→ What needs to be done
Output the full listing below exactly as it reads, and skip anything that is a picture.

→ Available data
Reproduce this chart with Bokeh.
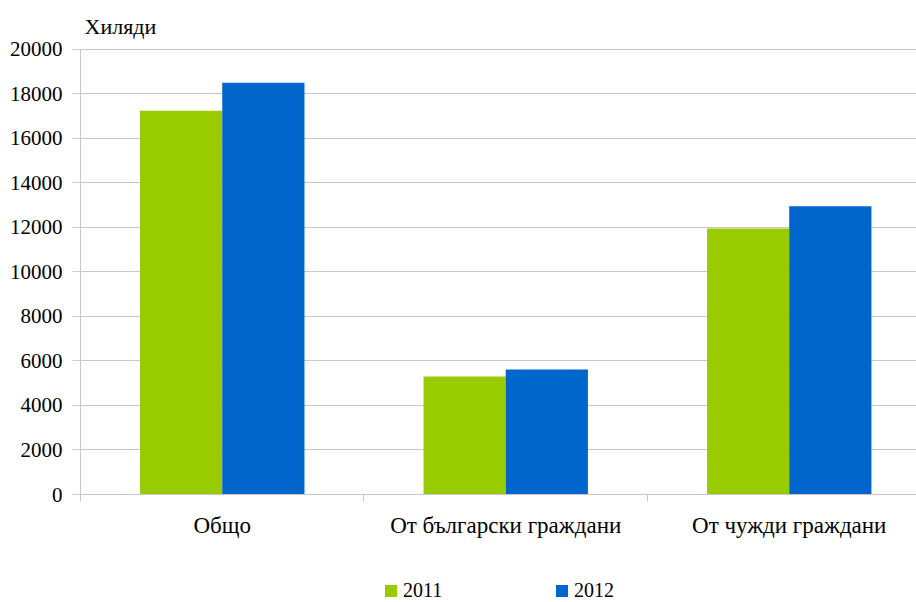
import numpy as np
from bokeh.plotting import figure
from bokeh.layouts import column
from bokeh.models import Range1d, FixedTicker, Legend, LegendItem, ColumnDataSource, Label
from bokeh.embed import file_html
from bokeh.resources import INLINE

categories = ["Общо", "От български граждани", "От чужди граждани"]
series_names = ["2011", "2012"]
values_2011 = [17250, 5300, 11950]
values_2012 = [18500, 5620, 12950]
y_ticks = list(range(0, 20001, 2000))
unit_label = "Хиляди"

GREEN = "#99CC00"
BLUE = "#0066CC"
GRID = "#c8c8c8"
FONT = "'Liberation Serif'"

Y_AXIS_MAX = 20000
Y_VIEW_MAX = 22200   # headroom above the axis so the unit label sits inside the frame

x_range = Range1d(0, 2.949)

p = figure(width=916, height=572, output_backend="svg", toolbar_location=None,
           x_range=x_range, y_range=Range1d(0, Y_VIEW_MAX),
           min_border_left=80, min_border_right=0, min_border_top=0, min_border_bottom=78)
p.outline_line_color = None
p.background_fill_color = "white"
p.border_fill_color = "white"

centers = np.arange(len(categories)) + 0.5
bw = 0.29
src1 = ColumnDataSource(dict(x=centers - 0.145, top=values_2011))
src2 = ColumnDataSource(dict(x=centers + 0.145, top=values_2012))
r1 = p.vbar(x="x", top="top", width=bw, source=src1, fill_color=GREEN, line_color=None)
r2 = p.vbar(x="x", top="top", width=bw, source=src2, fill_color=BLUE, line_color=None)

# unit label above the axis top
p.add_layout(Label(x=0, y=Y_AXIS_MAX, x_offset=4, y_offset=23, text=unit_label,
                   text_font=FONT, text_font_size="22px", text_color="black",
                   text_baseline="alphabetic", text_align="left"))

# y axis
p.yaxis.ticker = FixedTicker(ticks=y_ticks)
p.yaxis.bounds = (0, Y_AXIS_MAX)
p.yaxis.minor_tick_line_color = None
p.yaxis.major_tick_out = 8
p.yaxis.major_tick_in = 0
p.yaxis.major_label_standoff = 10
p.yaxis.axis_line_color = GRID
p.yaxis.major_tick_line_color = GRID
p.yaxis.major_label_text_font = FONT
p.yaxis.major_label_text_font_size = "21px"
p.yaxis.major_label_text_color = "black"

# x axis: labels at category centres, ticks at boundaries (minor)
p.xaxis.ticker = FixedTicker(ticks=list(centers), minor_ticks=list(range(len(categories) + 1)))
p.xaxis.major_label_overrides = {float(c): name for c, name in zip(centers, categories)}
p.xaxis.major_tick_line_color = None
p.xaxis.major_tick_out = 0
p.xaxis.major_tick_in = 0
p.xaxis.minor_tick_out = 7
p.xaxis.minor_tick_in = 0
p.xaxis.minor_tick_line_color = GRID
p.xaxis.axis_line_color = GRID
p.xaxis.major_label_standoff = 11
p.xaxis.major_label_text_font = FONT
p.xaxis.major_label_text_font_size = "23px"
p.xaxis.major_label_text_color = "black"

p.xgrid.grid_line_color = None
p.ygrid.ticker = FixedTicker(ticks=y_ticks)
p.ygrid.grid_line_color = GRID
p.ygrid.grid_line_width = 1

# legend strip (frame aligned with the main plot's frame)
pl = figure(width=916, height=30, output_backend="svg", toolbar_location=None,
            x_range=x_range, y_range=Range1d(0, Y_AXIS_MAX),
            x_axis_type=None, y_axis_type=None,
            min_border_left=0, min_border_right=0, min_border_top=0, min_border_bottom=0)
pl.outline_line_color = None
pl.grid.grid_line_color = None
pl.background_fill_color = "white"
pl.border_fill_color = "white"
l1 = pl.vbar(x="x", top="top", width=bw, source=src1, fill_color=GREEN,
             line_color=None, visible=False)
l2 = pl.vbar(x="x", top="top", width=bw, source=src2, fill_color=BLUE,
             line_color=None, visible=False)
legend = Legend(items=[LegendItem(label=series_names[0], renderers=[l1]),
                       LegendItem(label=series_names[1], renderers=[l2])],
                orientation="horizontal", location=(303, 0),
                glyph_width=15, glyph_height=15, label_standoff=5, label_width=151,
                label_height=15, spacing=0, padding=0, margin=0, border_line_color=None,
                background_fill_alpha=0, label_text_font=FONT,
                label_text_font_size="20px", label_text_line_height=0.75,
                label_text_color="black")
pl.add_layout(legend, "center")

layout = column(p, pl, spacing=0)
open("out.html", "w").write(file_html(layout, INLINE))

→ Exercise output
Reproduce this chart with Bokeh.
import numpy as np
from bokeh.plotting import figure
from bokeh.layouts import column
from bokeh.models import Range1d, FixedTicker, Legend, LegendItem, ColumnDataSource, Label
from bokeh.embed import file_html
from bokeh.resources import INLINE

categories = ["Общо", "От български граждани", "От чужди граждани"]
series_names = ["2011", "2012"]
values_2011 = [17250, 5300, 11950]
values_2012 = [18500, 5620, 12950]
y_ticks = list(range(0, 20001, 2000))
unit_label = "Хиляди"

GREEN = "#99CC00"
BLUE = "#0066CC"
GRID = "#c8c8c8"
FONT = "'Liberation Serif'"

Y_AXIS_MAX = 20000
Y_VIEW_MAX = 22200   # headroom above the axis so the unit label sits inside the frame

x_range = Range1d(0, 2.949)

p = figure(width=916, height=572, output_backend="svg", toolbar_location=None,
           x_range=x_range, y_range=Range1d(0, Y_VIEW_MAX),
           min_border_left=80, min_border_right=0, min_border_top=0, min_border_bottom=78)
p.outline_line_color = None
p.background_fill_color = "white"
p.border_fill_color = "white"

centers = np.arange(len(categories)) + 0.5
bw = 0.29
src1 = ColumnDataSource(dict(x=centers - 0.145, top=values_2011))
src2 = ColumnDataSource(dict(x=centers + 0.145, top=values_2012))
r1 = p.vbar(x="x", top="top", width=bw, source=src1, fill_color=GREEN, line_color=None)
r2 = p.vbar(x="x", top="top", width=bw, source=src2, fill_color=BLUE, line_color=None)

# unit label above the axis top
p.add_layout(Label(x=0, y=Y_AXIS_MAX, x_offset=4, y_offset=23, text=unit_label,
                   text_font=FONT, text_font_size="22px", text_color="black",
                   text_baseline="alphabetic", text_align="left"))

# y axis
p.yaxis.ticker = FixedTicker(ticks=y_ticks)
p.yaxis.bounds = (0, Y_AXIS_MAX)
p.yaxis.minor_tick_line_color = None
p.yaxis.major_tick_out = 8
p.yaxis.major_tick_in = 0
p.yaxis.major_label_standoff = 10
p.yaxis.axis_line_color = GRID
p.yaxis.major_tick_line_color = GRID
p.yaxis.major_label_text_font = FONT
p.yaxis.major_label_text_font_size = "21px"
p.yaxis.major_label_text_color = "black"

# x axis: labels at category centres, ticks at boundaries (minor)
p.xaxis.ticker = FixedTicker(ticks=list(centers), minor_ticks=list(range(len(categories) + 1)))
p.xaxis.major_label_overrides = {float(c): name for c, name in zip(centers, categories)}
p.xaxis.major_tick_line_color = None
p.xaxis.major_tick_out = 0
p.xaxis.major_tick_in = 0
p.xaxis.minor_tick_out = 7
p.xaxis.minor_tick_in = 0
p.xaxis.minor_tick_line_color = GRID
p.xaxis.axis_line_color = GRID
p.xaxis.major_label_standoff = 11
p.xaxis.major_label_text_font = FONT
p.xaxis.major_label_text_font_size = "23px"
p.xaxis.major_label_text_color = "black"

p.xgrid.grid_line_color = None
p.ygrid.ticker = FixedTicker(ticks=y_ticks)
p.ygrid.grid_line_color = GRID
p.ygrid.grid_line_width = 1

# legend strip (frame aligned with the main plot's frame)
pl = figure(width=916, height=30, output_backend="svg", toolbar_location=None,
            x_range=x_range, y_range=Range1d(0, Y_AXIS_MAX),
            x_axis_type=None, y_axis_type=None,
            min_border_left=0, min_border_right=0, min_border_top=0, min_border_bottom=0)
pl.outline_line_color = None
pl.grid.grid_line_color = None
pl.background_fill_color = "white"
pl.border_fill_color = "white"
l1 = pl.vbar(x="x", top="top", width=bw, source=src1, fill_color=GREEN,
             line_color=None, visible=False)
l2 = pl.vbar(x="x", top="top", width=bw, source=src2, fill_color=BLUE,
             line_color=None, visible=False)
legend = Legend(items=[LegendItem(label=series_names[0], renderers=[l1]),
                       LegendItem(label=series_names[1], renderers=[l2])],
                orientation="horizontal", location=(303, 0),
                glyph_width=15, glyph_height=15, label_standoff=5, label_width=151,
                label_height=15, spacing=0, padding=0, margin=0, border_line_color=None,
                background_fill_alpha=0, label_text_font=FONT,
                label_text_font_size="20px", label_text_line_height=0.75,
                label_text_color="black")
pl.add_layout(legend, "center")

layout = column(p, pl, spacing=0)
open("out.html", "w").write(file_html(layout, INLINE))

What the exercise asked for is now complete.